▶ **Exercise**:
Output the full listing below exactly as it reads, and skip anything that is a picture.
## Start Recorded data
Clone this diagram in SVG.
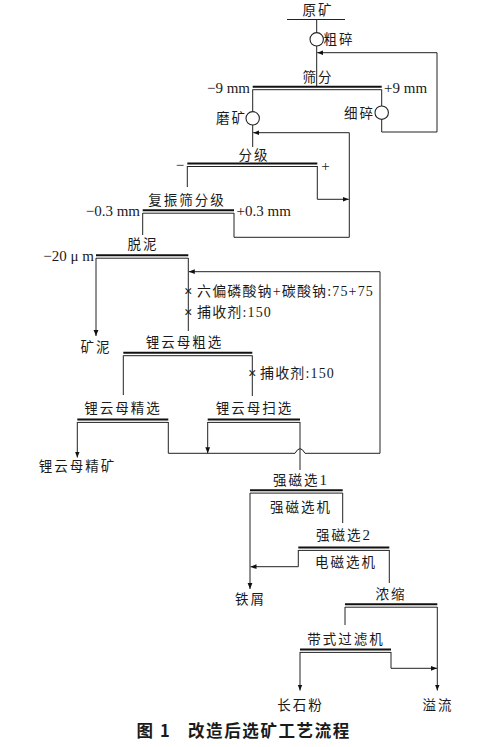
<svg xmlns="http://www.w3.org/2000/svg" width="500" height="747" viewBox="0 0 500 747">
<style>
text{font-family:"Liberation Serif","Noto Sans CJK SC",serif;font-size:13.5px;fill:#1a1a1a}
.c{letter-spacing:2px}
.m{text-anchor:middle}
.e{text-anchor:end}
.n{font-size:15px}
.r{font-size:14px;letter-spacing:1.15px}
.ln{fill:none;stroke:#222;stroke-width:1}
.ar{fill:none;stroke:#222;stroke-width:1;marker-end:url(#ah)}
.st{stroke:#111;stroke-width:2}
.sb{stroke:#222;stroke-width:1}
.cr{fill:#fff;stroke:#222;stroke-width:1.1}
.x{font-size:15px;font-weight:bold;text-anchor:middle}
.cap{font-family:"Noto Sans CJK SC",sans-serif;font-size:16.5px;font-weight:bold;letter-spacing:1.6px}
</style>
<defs>
<marker id="ah" markerWidth="6" markerHeight="6" refX="6" refY="3" orient="auto" markerUnits="userSpaceOnUse"><path d="M0,0.6 L6,3 L0,5.4 z" fill="#111"/></marker>
</defs>
<rect width="500" height="747" fill="#fff"/>

<g id="connectors">
<path class="ln" d="M316.7,19.5 V32.6 M316.7,46 V86"/>
<path class="ar" d="M381.7,119.4 V132 H437 V52.7 H317.2"/>
<path class="ln" d="M252.7,89.5 V111.6 M381.7,89.5 V106"/>
<path class="ln" d="M252.7,125 V147"/>
<path class="ar" d="M234,213 V237.3 H349.3 V132.7 H253.2"/>
<path class="ln" d="M187.3,166 V187"/>
<path class="ar" d="M317.3,166 V199.3 H348.8"/>
<path class="ln" d="M142.7,213 V235"/>
<path class="ar" d="M96,258 V336"/>
<path class="ln" d="M188.3,258 V331"/>
<path class="ar" d="M380,453.3 V271.7 H188.8"/>
<path class="ln" d="M123.3,355.5 V395 M252.3,355.5 V396"/>
<path class="ar" d="M77.3,422 V457.5"/>
<path class="ln" d="M168.3,422 V453.3 H295 Q300,444 305,453.3 H380"/>
<path class="ar" d="M207.7,422 V453.3"/>
<path class="ln" d="M300,422 V470"/>
<path class="ar" d="M250,493 V589"/>
<path class="ln" d="M342.7,493 V523"/>
<path class="ar" d="M298.3,550 V566.7 H250.5"/>
<path class="ln" d="M389.3,550 V583"/>
<path class="ln" d="M345,607 V625"/>
<path class="ar" d="M391,652 V668.3 H437"/>
<path class="ar" d="M300,652 V690.5"/>
<path class="ar" d="M437.3,607 V690.5"/>
</g>

<g id="feed">
<text class="c m" x="318" y="15">原矿</text>
<line class="sb" x1="287" y1="19.5" x2="345" y2="19.5"/>
</g>
<g id="crush1">
<circle class="cr" cx="316.7" cy="39.3" r="6.7"/>
<text class="c" x="323.5" y="44">粗碎</text>
</g>
<g id="screen1">
<text class="c m" x="318" y="82">筛分</text>
<line class="st" x1="252.7" y1="86.8" x2="381.7" y2="86.8"/>
<line class="sb" x1="252.7" y1="89.7" x2="381.7" y2="89.7"/>
<text class="e n" x="250" y="93">−9 mm</text>
<text class="n" x="384" y="93">+9 mm</text>
</g>
<g id="grind">
<circle class="cr" cx="252.7" cy="118.3" r="6.7"/>
<text class="c e" x="247" y="123">磨矿</text>
</g>
<g id="crush2">
<circle class="cr" cx="381.7" cy="112.7" r="6.7"/>
<text class="c e" x="375" y="117.5">细碎</text>
</g>
<g id="classify">
<text class="c m" x="254" y="160">分级</text>
<line class="st" x1="187.3" y1="163.6" x2="317.3" y2="163.6"/>
<line class="sb" x1="187.3" y1="166.5" x2="317.3" y2="166.5"/>
<text class="m n" x="180" y="169.5">−</text>
<text class="m n" x="325.5" y="170.5">+</text>
</g>
<g id="vibscreen">
<text class="c m" x="187" y="205">复振筛分级</text>
<line class="st" x1="142.7" y1="210.3" x2="234" y2="210.3"/>
<line class="sb" x1="142.7" y1="213.2" x2="234" y2="213.2"/>
<text class="e n" x="140" y="215.5">−0.3 mm</text>
<text class="n" x="236.5" y="215.5">+0.3 mm</text>
</g>
<g id="desliming">
<text class="c m" x="143" y="249">脱泥</text>
<line class="st" x1="96" y1="255.3" x2="188.3" y2="255.3"/>
<line class="sb" x1="96" y1="258.2" x2="188.3" y2="258.2"/>
<text class="e n" x="94" y="260.5">−20 μ m</text>
</g>
<g id="slime">
<text class="c m" x="96" y="352">矿泥</text>
</g>
<g id="reagents1">
<text class="x" x="188.3" y="296">×</text>
<text class="r" x="197" y="296">六偏磷酸钠+碳酸钠:75+75</text>
<text class="x" x="188.3" y="317">×</text>
<text class="r" x="197" y="317">捕收剂:150</text>
</g>
<g id="rougher">
<text class="c m" x="184.5" y="347">锂云母粗选</text>
<line class="st" x1="123.3" y1="352.8" x2="252.3" y2="352.8"/>
<line class="sb" x1="123.3" y1="355.7" x2="252.3" y2="355.7"/>
<text class="x" x="252.3" y="377.5">×</text>
<text class="r" x="260" y="377.5">捕收剂:150</text>
</g>
<g id="cleaner">
<text class="c m" x="123" y="413">锂云母精选</text>
<line class="st" x1="77.3" y1="419.5" x2="168.3" y2="419.5"/>
<line class="sb" x1="77.3" y1="422.4" x2="168.3" y2="422.4"/>
</g>
<g id="scavenger">
<text class="c m" x="254.5" y="413">锂云母扫选</text>
<line class="st" x1="207.7" y1="419.5" x2="300" y2="419.5"/>
<line class="sb" x1="207.7" y1="422.4" x2="300" y2="422.4"/>
</g>
<g id="concentrate">
<text class="c m" x="77.5" y="471">锂云母精矿</text>
</g>
<g id="mag1">
<text class="c m" x="301" y="485">强磁选<tspan class="n">1</tspan></text>
<line class="st" x1="250" y1="490.2" x2="342.7" y2="490.2"/>
<line class="sb" x1="250" y1="493.1" x2="342.7" y2="493.1"/>
<text class="c m" x="301" y="512">强磁选机</text>
</g>
<g id="iron">
<text class="c m" x="250.5" y="604">铁屑</text>
</g>
<g id="mag2">
<text class="c m" x="344" y="540">强磁选<tspan class="n">2</tspan></text>
<line class="st" x1="298.3" y1="547.5" x2="389.3" y2="547.5"/>
<line class="sb" x1="298.3" y1="550.4" x2="389.3" y2="550.4"/>
<text class="c m" x="346" y="567">电磁选机</text>
</g>
<g id="thicken">
<text class="c m" x="391" y="598.5">浓缩</text>
<line class="st" x1="345" y1="604.3" x2="437.3" y2="604.3"/>
<line class="sb" x1="345" y1="607.2" x2="437.3" y2="607.2"/>
</g>
<g id="filter">
<text class="c m" x="346" y="643.5">带式过滤机</text>
<line class="st" x1="300" y1="649.5" x2="391" y2="649.5"/>
<line class="sb" x1="300" y1="652.4" x2="391" y2="652.4"/>
</g>
<g id="feldspar">
<text class="c m" x="300.5" y="710">长石粉</text>
</g>
<g id="overflow">
<text class="c m" x="438" y="710">溢流</text>
</g>
<g id="caption">
<text class="cap" x="136.5" y="737">图 1</text>
<text class="cap" x="188" y="737">改造后选矿工艺流程</text>
</g>
</svg>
## End Recorded data
▶ **Solved exercise**:
Clone this diagram in SVG.
<svg xmlns="http://www.w3.org/2000/svg" width="500" height="747" viewBox="0 0 500 747">
<style>
text{font-family:"Liberation Serif","Noto Sans CJK SC",serif;font-size:13.5px;fill:#1a1a1a}
.c{letter-spacing:2px}
.m{text-anchor:middle}
.e{text-anchor:end}
.n{font-size:15px}
.r{font-size:14px;letter-spacing:1.15px}
.ln{fill:none;stroke:#222;stroke-width:1}
.ar{fill:none;stroke:#222;stroke-width:1;marker-end:url(#ah)}
.st{stroke:#111;stroke-width:2}
.sb{stroke:#222;stroke-width:1}
.cr{fill:#fff;stroke:#222;stroke-width:1.1}
.x{font-size:15px;font-weight:bold;text-anchor:middle}
.cap{font-family:"Noto Sans CJK SC",sans-serif;font-size:16.5px;font-weight:bold;letter-spacing:1.6px}
</style>
<defs>
<marker id="ah" markerWidth="6" markerHeight="6" refX="6" refY="3" orient="auto" markerUnits="userSpaceOnUse"><path d="M0,0.6 L6,3 L0,5.4 z" fill="#111"/></marker>
</defs>
<rect width="500" height="747" fill="#fff"/>

<g id="connectors">
<path class="ln" d="M316.7,19.5 V32.6 M316.7,46 V86"/>
<path class="ar" d="M381.7,119.4 V132 H437 V52.7 H317.2"/>
<path class="ln" d="M252.7,89.5 V111.6 M381.7,89.5 V106"/>
<path class="ln" d="M252.7,125 V147"/>
<path class="ar" d="M234,213 V237.3 H349.3 V132.7 H253.2"/>
<path class="ln" d="M187.3,166 V187"/>
<path class="ar" d="M317.3,166 V199.3 H348.8"/>
<path class="ln" d="M142.7,213 V235"/>
<path class="ar" d="M96,258 V336"/>
<path class="ln" d="M188.3,258 V331"/>
<path class="ar" d="M380,453.3 V271.7 H188.8"/>
<path class="ln" d="M123.3,355.5 V395 M252.3,355.5 V396"/>
<path class="ar" d="M77.3,422 V457.5"/>
<path class="ln" d="M168.3,422 V453.3 H295 Q300,444 305,453.3 H380"/>
<path class="ar" d="M207.7,422 V453.3"/>
<path class="ln" d="M300,422 V470"/>
<path class="ar" d="M250,493 V589"/>
<path class="ln" d="M342.7,493 V523"/>
<path class="ar" d="M298.3,550 V566.7 H250.5"/>
<path class="ln" d="M389.3,550 V583"/>
<path class="ln" d="M345,607 V625"/>
<path class="ar" d="M391,652 V668.3 H437"/>
<path class="ar" d="M300,652 V690.5"/>
<path class="ar" d="M437.3,607 V690.5"/>
</g>

<g id="feed">
<text class="c m" x="318" y="15">原矿</text>
<line class="sb" x1="287" y1="19.5" x2="345" y2="19.5"/>
</g>
<g id="crush1">
<circle class="cr" cx="316.7" cy="39.3" r="6.7"/>
<text class="c" x="323.5" y="44">粗碎</text>
</g>
<g id="screen1">
<text class="c m" x="318" y="82">筛分</text>
<line class="st" x1="252.7" y1="86.8" x2="381.7" y2="86.8"/>
<line class="sb" x1="252.7" y1="89.7" x2="381.7" y2="89.7"/>
<text class="e n" x="250" y="93">−9 mm</text>
<text class="n" x="384" y="93">+9 mm</text>
</g>
<g id="grind">
<circle class="cr" cx="252.7" cy="118.3" r="6.7"/>
<text class="c e" x="247" y="123">磨矿</text>
</g>
<g id="crush2">
<circle class="cr" cx="381.7" cy="112.7" r="6.7"/>
<text class="c e" x="375" y="117.5">细碎</text>
</g>
<g id="classify">
<text class="c m" x="254" y="160">分级</text>
<line class="st" x1="187.3" y1="163.6" x2="317.3" y2="163.6"/>
<line class="sb" x1="187.3" y1="166.5" x2="317.3" y2="166.5"/>
<text class="m n" x="180" y="169.5">−</text>
<text class="m n" x="325.5" y="170.5">+</text>
</g>
<g id="vibscreen">
<text class="c m" x="187" y="205">复振筛分级</text>
<line class="st" x1="142.7" y1="210.3" x2="234" y2="210.3"/>
<line class="sb" x1="142.7" y1="213.2" x2="234" y2="213.2"/>
<text class="e n" x="140" y="215.5">−0.3 mm</text>
<text class="n" x="236.5" y="215.5">+0.3 mm</text>
</g>
<g id="desliming">
<text class="c m" x="143" y="249">脱泥</text>
<line class="st" x1="96" y1="255.3" x2="188.3" y2="255.3"/>
<line class="sb" x1="96" y1="258.2" x2="188.3" y2="258.2"/>
<text class="e n" x="94" y="260.5">−20 μ m</text>
</g>
<g id="slime">
<text class="c m" x="96" y="352">矿泥</text>
</g>
<g id="reagents1">
<text class="x" x="188.3" y="296">×</text>
<text class="r" x="197" y="296">六偏磷酸钠+碳酸钠:75+75</text>
<text class="x" x="188.3" y="317">×</text>
<text class="r" x="197" y="317">捕收剂:150</text>
</g>
<g id="rougher">
<text class="c m" x="184.5" y="347">锂云母粗选</text>
<line class="st" x1="123.3" y1="352.8" x2="252.3" y2="352.8"/>
<line class="sb" x1="123.3" y1="355.7" x2="252.3" y2="355.7"/>
<text class="x" x="252.3" y="377.5">×</text>
<text class="r" x="260" y="377.5">捕收剂:150</text>
</g>
<g id="cleaner">
<text class="c m" x="123" y="413">锂云母精选</text>
<line class="st" x1="77.3" y1="419.5" x2="168.3" y2="419.5"/>
<line class="sb" x1="77.3" y1="422.4" x2="168.3" y2="422.4"/>
</g>
<g id="scavenger">
<text class="c m" x="254.5" y="413">锂云母扫选</text>
<line class="st" x1="207.7" y1="419.5" x2="300" y2="419.5"/>
<line class="sb" x1="207.7" y1="422.4" x2="300" y2="422.4"/>
</g>
<g id="concentrate">
<text class="c m" x="77.5" y="471">锂云母精矿</text>
</g>
<g id="mag1">
<text class="c m" x="301" y="485">强磁选<tspan class="n">1</tspan></text>
<line class="st" x1="250" y1="490.2" x2="342.7" y2="490.2"/>
<line class="sb" x1="250" y1="493.1" x2="342.7" y2="493.1"/>
<text class="c m" x="301" y="512">强磁选机</text>
</g>
<g id="iron">
<text class="c m" x="250.5" y="604">铁屑</text>
</g>
<g id="mag2">
<text class="c m" x="344" y="540">强磁选<tspan class="n">2</tspan></text>
<line class="st" x1="298.3" y1="547.5" x2="389.3" y2="547.5"/>
<line class="sb" x1="298.3" y1="550.4" x2="389.3" y2="550.4"/>
<text class="c m" x="346" y="567">电磁选机</text>
</g>
<g id="thicken">
<text class="c m" x="391" y="598.5">浓缩</text>
<line class="st" x1="345" y1="604.3" x2="437.3" y2="604.3"/>
<line class="sb" x1="345" y1="607.2" x2="437.3" y2="607.2"/>
</g>
<g id="filter">
<text class="c m" x="346" y="643.5">带式过滤机</text>
<line class="st" x1="300" y1="649.5" x2="391" y2="649.5"/>
<line class="sb" x1="300" y1="652.4" x2="391" y2="652.4"/>
</g>
<g id="feldspar">
<text class="c m" x="300.5" y="710">长石粉</text>
</g>
<g id="overflow">
<text class="c m" x="438" y="710">溢流</text>
</g>
<g id="caption">
<text class="cap" x="136.5" y="737">图 1</text>
<text class="cap" x="188" y="737">改造后选矿工艺流程</text>
</g>
</svg>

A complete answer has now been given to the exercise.